The court granted four of the five people the relief they sought;
that they be declared South African citizens, that the department
register their births, enter their details into the population
register, assign them South African identity numbers and issue
them South African identity documents and/or identity cards as
well as birth certificates.
In addition to this, the high court declared the two sections
unconstitutional.
According to the constitution, the Constitutional Court must
confirm any order of invalidity made by the high court, before
that order has any force.
In a unanimous judgment written by justice Sisi Khampepe, the
court said the high court provided sparse reasons for its findings
of constitutional invalidity.
“This seems to have been a consequence of the (minister of home
affairs and the home affairs department`s) dereliction of their
responsibility during the proceedings in the high court.
“Regardless, it is still incumbent on a court, operating within
our constitutional dispensation, which embeds the separation of
powers principle, to provide full reasons before declaring
legislation to be invalid,” Khampepe said.

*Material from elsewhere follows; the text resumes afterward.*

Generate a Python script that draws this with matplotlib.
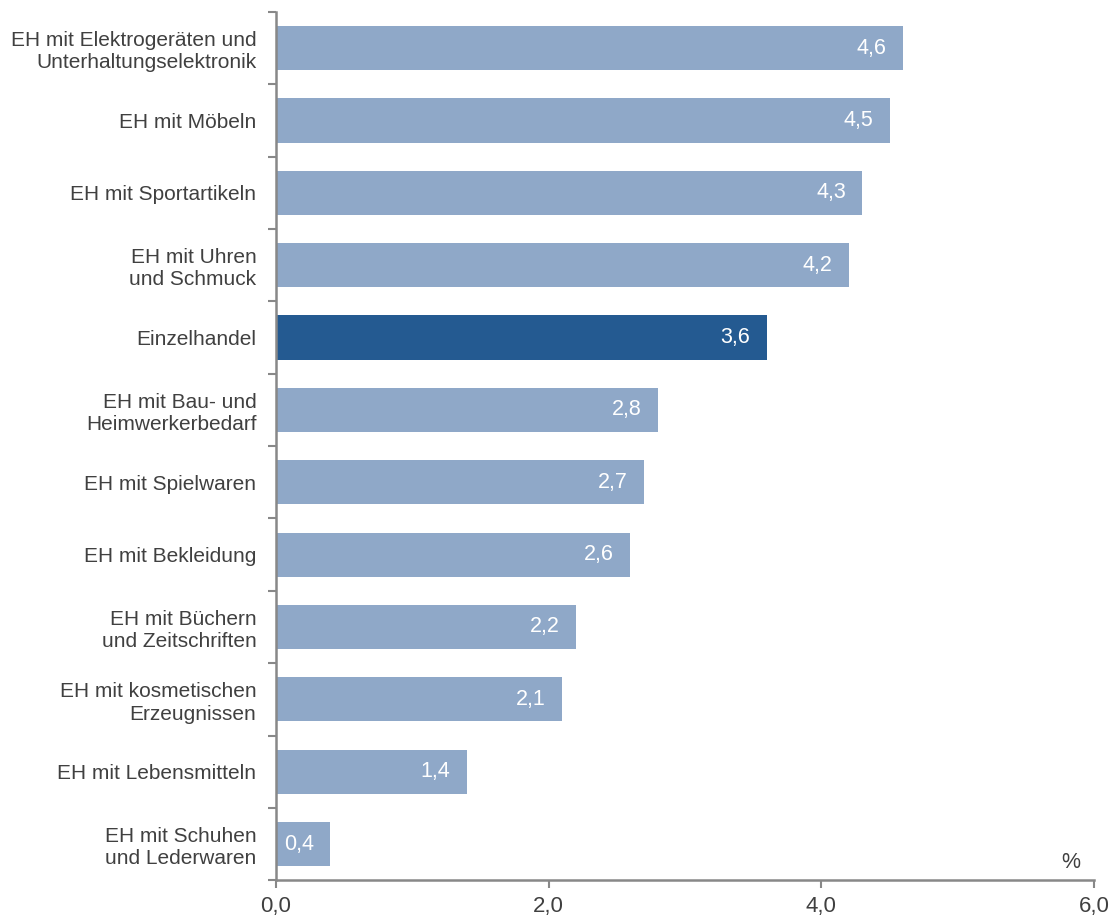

Khampepe said this was unfortunate and hoped that failure to
provide reasons when legislation was declared invalid did not
become a regular practice by lower courts. She said an
interpretation of the 2010 act that only operates in favour of
those born after its commencement is the one which is at variance
with the constitution.
“It is this narrow, prospective-only interpretation that strips
citizenship rights from a great number of people in the most
unfair and unjustified manner.
“It is that interpretation which would render the operation of the
2010 amendment retrospective by wiping out citizenship that
existed under the previous acts without replacing it with another
form of citizenship, and by taking away citizenship rights without
retaining those previously-acquired rights,” Khampepe said.
Khampepe ordered the department to pay the costs of the four.